If you are purchasing shares, then you will have to determine how much the total cost and any other charges involved will be. On the other hand, if you are involved in CFD trading, you only need a fraction of the cost. The exact amount will differ depending on your broker.
Keep in mind that most brokers will require to have a minimum balance in your account. Thus, this amount must be considered when doing your calculations about how much money you need to deposit.
Do your Research
Personally with the reputation I see Tesla cars having and the nature of the modern-day person, I feel that Tesla cars will remain. They will only continue to expand in scale and as a result, also in value. If you think in a similar way then consider buying Tesla shares.
Because as with all things the more mainstream the product or company becomes, the higher the price will go. Even if now the price seems to be at its highest it’s important to look at the big picture.
- Will the next “Tesla explosion” be worth twice as much as the top price now?
- Or will it only be worth half of that?
In other words research is key, as with all trading.
Here are the research tactics that you can utilize to increase your chances of making a profit with Tesla shares:
Engage in Both Technical and Fundamental Analysis
If you have been tracking Tesla’s progress in the news, you can appreciate the fluctuations in the company’s value. It has had just as many highs as lows. This means that you can’t blindly invest in the company.
Rather, you need to conduct both technical and fundamental analysis first. This will give you an idea of just what it is that you are getting into. Technical analysis gives you the opportunity to identify trends and patterns. This is managed by looking at the previous price movements and volume.
Fundamental analysis, on the other hand, focuses on the finance and management of Tesla. Simultaneously, you will also look at the current global and economic situation and determine how this will impact the share price of Tesla. Combined, these two forms of analysis make it easier for you to make a more informed decision.
Analyze the Operation
You should also do a deep dive into how the company is being operated. This includes taking stock of past and future inventions, the viability of certain projects, and more.
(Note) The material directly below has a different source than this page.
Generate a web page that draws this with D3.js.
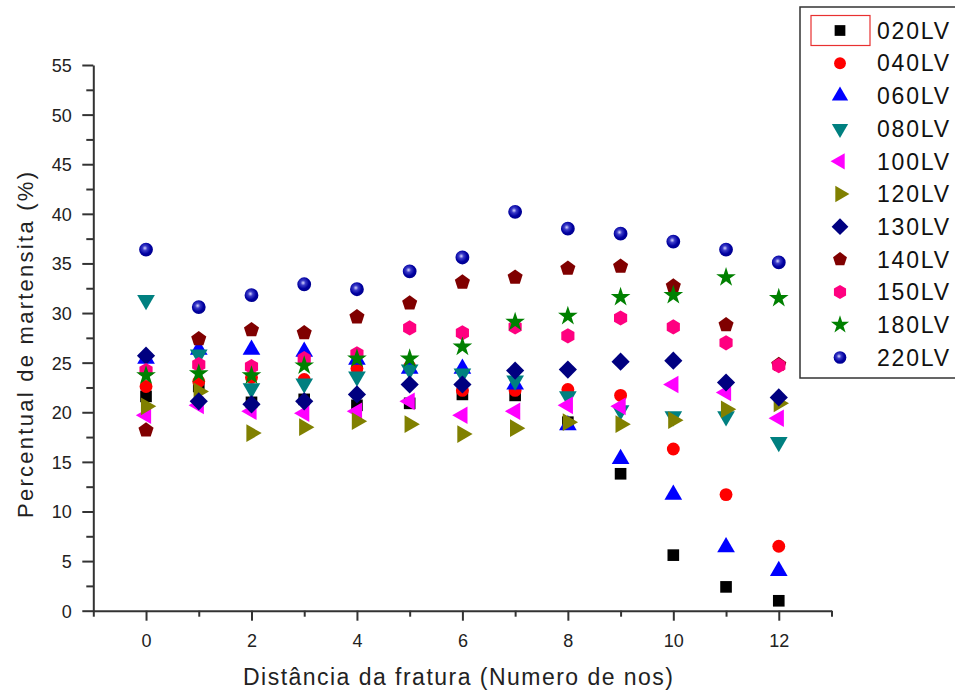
<!DOCTYPE html>
<html><head><meta charset="utf-8">
<script src="https://cdn.jsdelivr.net/npm/d3@7/dist/d3.min.js"></script>
<style>body{margin:0;background:#fff}svg{display:block}text{font-family:"Liberation Sans",Arial,sans-serif}</style>
</head><body>
<script>
const xValues = [0,1,2,3,4,5,6,7,8,9,10,11,12];
const seriesNames = ["020LV","040LV","060LV","080LV","100LV","120LV","130LV","140LV","150LV","180LV","220LV"];
const s020 = [21.6,22.6,21.0,21.3,20.7,20.9,21.8,21.7,19.0,13.8,5.6,2.4,1.0];
const s040 = [22.6,23.1,23.5,23.3,24.4,24.6,22.2,22.2,22.3,21.7,16.3,11.7,6.5];
const s060 = [25.4,26.3,26.3,26.1,25.3,24.4,24.4,22.8,18.7,15.3,11.7,6.4,4.0];
const s080 = [31.3,25.8,22.4,22.9,23.6,24.3,23.9,23.2,21.6,20.2,19.6,19.6,17.0];
const s100 = [19.7,20.7,20.1,19.9,20.1,21.1,19.7,20.1,20.7,20.6,22.8,22.0,19.4];
const s120 = [20.6,22.1,17.9,18.5,19.1,18.8,17.8,18.4,19.0,18.8,19.2,20.3,20.9];
const s130 = [25.7,21.1,20.8,21.1,21.8,22.8,22.8,24.2,24.3,25.1,25.2,23.0,21.5];
const s140 = [18.2,27.4,28.3,28.0,29.6,31.0,33.1,33.6,34.5,34.7,32.7,28.8,24.8];
const s150 = [24.2,24.8,24.6,25.4,25.9,28.5,28.0,28.6,27.7,29.5,28.6,27.0,24.7];
const s180 = [23.7,23.9,23.7,24.7,25.4,25.4,26.6,29.1,29.7,31.6,31.8,33.6,31.5];
const s220 = [36.4,30.6,31.8,32.9,32.4,34.2,35.6,40.2,38.5,38.0,37.2,36.4,35.1];
const seriesValues = [s020,s040,s060,s080,s100,s120,s130,s140,s150,s180,s220];
const colors = ["#000000","#ff0000","#0000ff","#008080","#ff00ff","#808000","#000080","#800000","#ff0080","#008000","#0000a0"];
const yTicks = [0,5,10,15,20,25,30,35,40,45,50,55];
const xTicks = [0,2,4,6,8,10,12];
const xTitle = "Distância da fratura (Numero de nos)";
const yTitle = "Percentual de martensita (%)";

const W = 955, H = 691;
const svg = d3.select("body").append("svg").attr("width", W).attr("height", H);
const defs = svg.append("defs");
const grad = defs.append("radialGradient").attr("id","sphere").attr("cx","0.42").attr("cy","0.4").attr("r","0.6");
grad.append("stop").attr("offset","0").attr("stop-color","#d8d8ff");
grad.append("stop").attr("offset","0.3").attr("stop-color","#3a3ac8");
grad.append("stop").attr("offset","0.7").attr("stop-color","#0000a0");
grad.append("stop").attr("offset","1").attr("stop-color","#000090");

const x = d3.scaleLinear().domain([-1, 13]).range([93.3, 831.5]);
const y = d3.scaleLinear().domain([0, 55]).range([610.7, 65]);

// axes
const axisColor = "#333";
const gx = svg.append("g").attr("transform", `translate(0,${y(0)})`);
gx.call(d3.axisBottom(x).tickValues(xTicks).tickSize(10).tickSizeOuter(0).tickFormat(d3.format("d")));
const gxMinor = svg.append("g").attr("transform", `translate(0,${y(0)})`);
gxMinor.call(d3.axisBottom(x).tickValues([-1,1,3,5,7,9,11,13]).tickSize(6).tickSizeOuter(0).tickFormat(""));
gxMinor.select(".domain").remove();

const gy = svg.append("g").attr("transform", `translate(${x(-1)},0)`);
gy.call(d3.axisLeft(y).tickValues(yTicks).tickSize(11).tickSizeOuter(0).tickFormat(d3.format("d")));
const minorY = d3.range(2.5, 55, 5);
const gyMinor = svg.append("g").attr("transform", `translate(${x(-1)},0)`);
gyMinor.call(d3.axisLeft(y).tickValues(minorY).tickSize(7).tickSizeOuter(0).tickFormat(""));
gyMinor.select(".domain").remove();

svg.selectAll(".domain").attr("stroke", axisColor).attr("stroke-width", 2);
svg.selectAll(".tick line").attr("stroke", axisColor).attr("stroke-width", 2);
gx.selectAll(".tick text").attr("font-size", 18).attr("fill", "#222").attr("y", 36.5).attr("dy", 0)
  .attr("font-family","Liberation Sans, Arial, sans-serif");
gy.selectAll(".tick text").attr("font-size", 18).attr("fill", "#222").attr("x", -21.5).attr("dy", "0.36em")
  .attr("font-family","Liberation Sans, Arial, sans-serif");

svg.append("text").attr("x", 458).attr("y", 685).attr("text-anchor","middle")
  .attr("font-size", 23).attr("fill","#222").attr("textLength", 430).attr("lengthAdjust","spacing").text(xTitle);
svg.append("text").attr("transform","translate(33,345) rotate(-90)").attr("text-anchor","middle")
  .attr("font-size", 22).attr("fill","#222").attr("textLength", 346).attr("lengthAdjust","spacing").text(yTitle);

// symbol shapes
const S = 150;
function triangle(dir){
  return {draw(ctx,size){
    const side = Math.sqrt(size*4/Math.sqrt(3))*0.95;
    const hh = side*Math.sqrt(3)/2;
    let pts;
    if(dir==="up") pts=[[0,-hh*2/3],[side/2,hh/3],[-side/2,hh/3]];
    else if(dir==="down") pts=[[0,hh*2/3],[side/2,-hh/3],[-side/2,-hh/3]];
    else if(dir==="left") pts=[[-hh*2/3,0],[hh/3,-side/2],[hh/3,side/2]];
    else pts=[[hh*2/3,0],[-hh/3,-side/2],[-hh/3,side/2]];
    ctx.moveTo(pts[0][0],pts[0][1]); ctx.lineTo(pts[1][0],pts[1][1]); ctx.lineTo(pts[2][0],pts[2][1]); ctx.closePath();
  }};
}
const pentagon = {draw(ctx,size){const r=Math.sqrt(size/2.38); for(let i=0;i<5;i++){const a=-Math.PI/2+i*2*Math.PI/5; const px=r*Math.cos(a), py=r*Math.sin(a); if(i===0)ctx.moveTo(px,py); else ctx.lineTo(px,py);} ctx.closePath();}};
const hexagon = {draw(ctx,size){const r=Math.sqrt(size/2.6); for(let i=0;i<6;i++){const a=-Math.PI/2+i*Math.PI/3; const px=r*Math.cos(a), py=r*Math.sin(a); if(i===0)ctx.moveTo(px,py); else ctx.lineTo(px,py);} ctx.closePath();}};
const diamond = {draw(ctx,size){const r=Math.sqrt(size/2)*1.05; ctx.moveTo(0,-r); ctx.lineTo(r,0); ctx.lineTo(0,r); ctx.lineTo(-r,0); ctx.closePath();}};
const square = {draw(ctx,size){const s=Math.sqrt(size)*0.95/2; ctx.rect(-s,-s,2*s,2*s);}};
const shapes = [square, d3.symbolCircle, triangle("up"), triangle("down"), triangle("left"), triangle("right"), diamond, pentagon, hexagon, d3.symbolStar, d3.symbolCircle];
const sizes = [S, 130, S, S, S, S, S, S, S, 120, 150];

const plot = svg.append("g");
seriesValues.forEach((vals, i) => {
  plot.selectAll(null).data(vals.map((v, j) => ({x: xValues[j], v})))
    .enter().append("path")
    .attr("transform", d => `translate(${x(d.x)},${y(d.v)})`)
    .attr("d", d3.symbol().type(shapes[i]).size(sizes[i]))
    .attr("fill", i === 10 ? "url(#sphere)" : colors[i]);
});

// legend
const lg = svg.append("g");
lg.append("rect").attr("x", 800).attr("y", 7).attr("width", 170).attr("height", 371)
  .attr("fill","#fff").attr("stroke","#333").attr("stroke-width",1.5);
lg.append("rect").attr("x", 811).attr("y", 15.5).attr("width", 59).attr("height", 30)
  .attr("fill","none").attr("stroke","#e83030").attr("stroke-width",1.2);
seriesNames.forEach((name, i) => {
  const cy = 30.5 + i * 32.7;
  lg.append("path").attr("transform", `translate(840,${cy})`)
    .attr("d", d3.symbol().type(shapes[i]).size(sizes[i]*0.85))
    .attr("fill", i === 10 ? "url(#sphere)" : colors[i]);
  lg.append("text").attr("x", 877).attr("y", cy).attr("dy","0.36em")
    .attr("font-size", 23).attr("fill","#111").attr("textLength", 72).attr("lengthAdjust","spacing").text(name);
});
</script>
</body></html>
These details will help you to gain a more authentic understanding of the direction that Tesla will be headed in.
Narrow Down Your Entry Point
It doesn’t matter if you are engaging in share trading or CFD trading. At the end of the day, your main goal is to make a minimum amount of investment and maximum amount of profit. To do this, you need to identify the perfect entry point for you.
Thus, with share trading, your entry point is when the cost of the shares is at a price point that is suitable for you. To determine this, you should take a look at your capital and calculate how much you are willing to risk with any one investment. Once you have found the ideal price point for you, it is just a matter of waiting or placing a delay order.
Now, with CFD trading, you need to minimize the risk of your investment. This is where a Stop Loss order comes into play. Setting this up ensures that you don’t lose any more than you are comfortable with on a single trade.
Well, we’ve gone over the basics of the Tesla share situation. It’s up to you to go out and see if it’s a good time to buy Tesla shares.
The fact that Tesla is an American company makes is a tiny bit harder to buy shares from Australia. The existence of multi-national traders such as Etoro, Fortrade and Easymarkets are the solution. They make today easier than ever to invest in foreign companies and buy shares.
While there is no denying that Tesla is an excellent investment, it is still important to follow the necessary guidelines. Thus, when buying shares or getting involved in CFD trading, pay attention to the information provided here. This will help you to maximize your profit while simultaneously mitigating your risk.